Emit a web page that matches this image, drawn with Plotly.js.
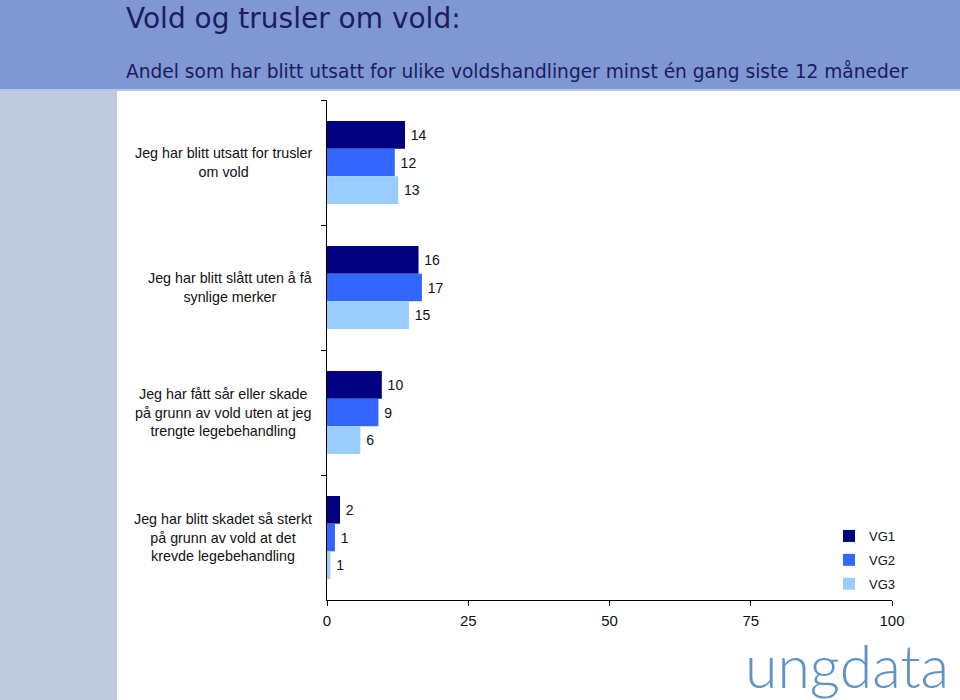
<!DOCTYPE html>
<html>
<head>
<meta charset="utf-8">
<script src="https://cdn.plot.ly/plotly-3.0.1.min.js"></script>
<style>html,body{margin:0;padding:0;background:#fff;}#chart{width:960px;height:700px;}</style>
</head>
<body>
<div id="chart"></div>
<script>
const categories = [
  "Jeg har blitt utsatt for trusler<br>om vold",
  "Jeg har blitt slått uten å få<br>synlige merker",
  "Jeg har fått sår eller skade<br>på grunn av vold uten at jeg<br>trengte legebehandling",
  "Jeg har blitt skadet så sterkt<br>på grunn av vold at det<br>krevde legebehandling"
];
const seriesNames = ["VG1", "VG2", "VG3"];
const vg1 = [13.8, 16.2, 9.7, 2.3];
const vg2 = [12.0, 16.8, 9.1, 1.4];
const vg3 = [12.6, 14.5, 5.9, 0.6];
const xTicks = [0, 25, 50, 75, 100];
const titleText = "Vold og trusler om vold:";
const subtitleText = "Andel som har blitt utsatt for ulike voldshandlinger minst én gang siste 12 måneder";
const logoText = "ungdata";

const colors = ["#000080", "#3366ff", "#99ccff"];
const W = 960, H = 700;
const M = {l: 327, r: 68, t: 100, b: 100};
const px2x = p => (p - M.l) / (W - M.l - M.r);
const py2y = p => (H - M.b - p) / (H - M.t - M.b);

const FONT = "Arial, 'Liberation Sans', sans-serif";
const values = [vg1, vg2, vg3];
const traces = values.map((v, i) => ({
  type: "bar",
  orientation: "h",
  name: seriesNames[i],
  legendgroup: seriesNames[i],
  y: categories,
  x: v,
  marker: {color: colors[i], line: {width: 0}},
  texttemplate: "\u2009%{x:.0f}",
  textposition: "outside",
  cliponaxis: false,
  textfont: {family: FONT, size: 14, color: "#111"},
  hoverinfo: "x+name"
}));

const annotations = categories.map(c => ({
  xref: "paper", yref: "y", x: px2x(314), y: c,
  xanchor: "right", yanchor: "middle", align: "center",
  text: c, showarrow: false,
  font: {family: FONT, size: 14.3, color: "#111"}
}));
annotations.push({
  xref: "paper", yref: "paper", x: px2x(124), y: py2y(18),
  xanchor: "left", yanchor: "middle", text: titleText, showarrow: false,
  font: {family: "'DejaVu Sans', Verdana, sans-serif", size: 28, color: "#1c1c5e"}
});
annotations.push({
  xref: "paper", yref: "paper", x: px2x(124), y: py2y(71),
  xanchor: "left", yanchor: "middle", text: subtitleText, showarrow: false,
  font: {family: "'DejaVu Sans', Verdana, sans-serif", size: 18.6, color: "#1c1c5e"}
});
annotations.push({
  xref: "paper", yref: "paper", x: px2x(743), y: py2y(665),
  xanchor: "left", yanchor: "middle", text: logoText, showarrow: false,
  font: {family: "Lato, 'Open Sans', sans-serif", size: 59, color: "#5f93c8", weight: 300}
});

const shapes = [
  {type: "rect", xref: "paper", yref: "paper", x0: px2x(0), x1: px2x(W), y0: py2y(0), y1: py2y(89),
   fillcolor: "#7f97d3", line: {width: 0}, layer: "below"},
  {type: "rect", xref: "paper", yref: "paper", x0: px2x(0), x1: px2x(W), y0: py2y(89), y1: py2y(91),
   fillcolor: "#b7c5ea", line: {width: 0}, layer: "below"},
  {type: "rect", xref: "paper", yref: "paper", x0: px2x(0), x1: px2x(117), y0: py2y(91), y1: py2y(H),
   fillcolor: "#c0cadf", line: {width: 0}, layer: "below"}
];

const layout = {
  width: W, height: H,
  margin: M,
  paper_bgcolor: "#ffffff",
  plot_bgcolor: "rgba(0,0,0,0)",
  barmode: "group",
  bargap: 0.336,
  bargroupgap: 0,
  showlegend: true,
  legend: {
    x: px2x(829), y: py2y(521), xanchor: "left", yanchor: "top",
    traceorder: "grouped", tracegroupgap: 4,
    font: {family: FONT, size: 13, color: "#111"},
    bgcolor: "rgba(0,0,0,0)", itemwidth: 30
  },
  xaxis: {
    range: [0, 100], tickvals: xTicks, ticktext: xTicks.map(String),
    ticks: "outside", ticklen: 5, tickcolor: "#000", tickwidth: 1,
    showline: true, linecolor: "#000", linewidth: 1,
    showgrid: false, zeroline: false, fixedrange: true,
    ticklabelstandoff: 2,
    tickfont: {family: FONT, size: 15, color: "#111"}
  },
  yaxis: {
    type: "category", autorange: "reversed",
    showticklabels: false, ticks: "outside", tickson: "boundaries",
    ticklen: 5, tickcolor: "#000", tickwidth: 1,
    showline: true, linecolor: "#000", linewidth: 1,
    showgrid: false, zeroline: false, fixedrange: true
  },
  annotations: annotations,
  shapes: shapes
};

Plotly.newPlot("chart", traces, layout, {displayModeBar: false, staticPlot: true});
</script>
</body>
</html>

□ □ □ □

### [Written exercise]
Repeat the material above verbatim, with no pictures in the output.

### [Output of the task]
Emit a web page that matches this image, drawn with Plotly.js.
<!DOCTYPE html>
<html>
<head>
<meta charset="utf-8">
<script src="https://cdn.plot.ly/plotly-3.0.1.min.js"></script>
<style>html,body{margin:0;padding:0;background:#fff;}#chart{width:960px;height:700px;}</style>
</head>
<body>
<div id="chart"></div>
<script>
const categories = [
  "Jeg har blitt utsatt for trusler<br>om vold",
  "Jeg har blitt slått uten å få<br>synlige merker",
  "Jeg har fått sår eller skade<br>på grunn av vold uten at jeg<br>trengte legebehandling",
  "Jeg har blitt skadet så sterkt<br>på grunn av vold at det<br>krevde legebehandling"
];
const seriesNames = ["VG1", "VG2", "VG3"];
const vg1 = [13.8, 16.2, 9.7, 2.3];
const vg2 = [12.0, 16.8, 9.1, 1.4];
const vg3 = [12.6, 14.5, 5.9, 0.6];
const xTicks = [0, 25, 50, 75, 100];
const titleText = "Vold og trusler om vold:";
const subtitleText = "Andel som har blitt utsatt for ulike voldshandlinger minst én gang siste 12 måneder";
const logoText = "ungdata";

const colors = ["#000080", "#3366ff", "#99ccff"];
const W = 960, H = 700;
const M = {l: 327, r: 68, t: 100, b: 100};
const px2x = p => (p - M.l) / (W - M.l - M.r);
const py2y = p => (H - M.b - p) / (H - M.t - M.b);

const FONT = "Arial, 'Liberation Sans', sans-serif";
const values = [vg1, vg2, vg3];
const traces = values.map((v, i) => ({
  type: "bar",
  orientation: "h",
  name: seriesNames[i],
  legendgroup: seriesNames[i],
  y: categories,
  x: v,
  marker: {color: colors[i], line: {width: 0}},
  texttemplate: "\u2009%{x:.0f}",
  textposition: "outside",
  cliponaxis: false,
  textfont: {family: FONT, size: 14, color: "#111"},
  hoverinfo: "x+name"
}));

const annotations = categories.map(c => ({
  xref: "paper", yref: "y", x: px2x(314), y: c,
  xanchor: "right", yanchor: "middle", align: "center",
  text: c, showarrow: false,
  font: {family: FONT, size: 14.3, color: "#111"}
}));
annotations.push({
  xref: "paper", yref: "paper", x: px2x(124), y: py2y(18),
  xanchor: "left", yanchor: "middle", text: titleText, showarrow: false,
  font: {family: "'DejaVu Sans', Verdana, sans-serif", size: 28, color: "#1c1c5e"}
});
annotations.push({
  xref: "paper", yref: "paper", x: px2x(124), y: py2y(71),
  xanchor: "left", yanchor: "middle", text: subtitleText, showarrow: false,
  font: {family: "'DejaVu Sans', Verdana, sans-serif", size: 18.6, color: "#1c1c5e"}
});
annotations.push({
  xref: "paper", yref: "paper", x: px2x(743), y: py2y(665),
  xanchor: "left", yanchor: "middle", text: logoText, showarrow: false,
  font: {family: "Lato, 'Open Sans', sans-serif", size: 59, color: "#5f93c8", weight: 300}
});

const shapes = [
  {type: "rect", xref: "paper", yref: "paper", x0: px2x(0), x1: px2x(W), y0: py2y(0), y1: py2y(89),
   fillcolor: "#7f97d3", line: {width: 0}, layer: "below"},
  {type: "rect", xref: "paper", yref: "paper", x0: px2x(0), x1: px2x(W), y0: py2y(89), y1: py2y(91),
   fillcolor: "#b7c5ea", line: {width: 0}, layer: "below"},
  {type: "rect", xref: "paper", yref: "paper", x0: px2x(0), x1: px2x(117), y0: py2y(91), y1: py2y(H),
   fillcolor: "#c0cadf", line: {width: 0}, layer: "below"}
];

const layout = {
  width: W, height: H,
  margin: M,
  paper_bgcolor: "#ffffff",
  plot_bgcolor: "rgba(0,0,0,0)",
  barmode: "group",
  bargap: 0.336,
  bargroupgap: 0,
  showlegend: true,
  legend: {
    x: px2x(829), y: py2y(521), xanchor: "left", yanchor: "top",
    traceorder: "grouped", tracegroupgap: 4,
    font: {family: FONT, size: 13, color: "#111"},
    bgcolor: "rgba(0,0,0,0)", itemwidth: 30
  },
  xaxis: {
    range: [0, 100], tickvals: xTicks, ticktext: xTicks.map(String),
    ticks: "outside", ticklen: 5, tickcolor: "#000", tickwidth: 1,
    showline: true, linecolor: "#000", linewidth: 1,
    showgrid: false, zeroline: false, fixedrange: true,
    ticklabelstandoff: 2,
    tickfont: {family: FONT, size: 15, color: "#111"}
  },
  yaxis: {
    type: "category", autorange: "reversed",
    showticklabels: false, ticks: "outside", tickson: "boundaries",
    ticklen: 5, tickcolor: "#000", tickwidth: 1,
    showline: true, linecolor: "#000", linewidth: 1,
    showgrid: false, zeroline: false, fixedrange: true
  },
  annotations: annotations,
  shapes: shapes
};

Plotly.newPlot("chart", traces, layout, {displayModeBar: false, staticPlot: true});
</script>
</body>
</html>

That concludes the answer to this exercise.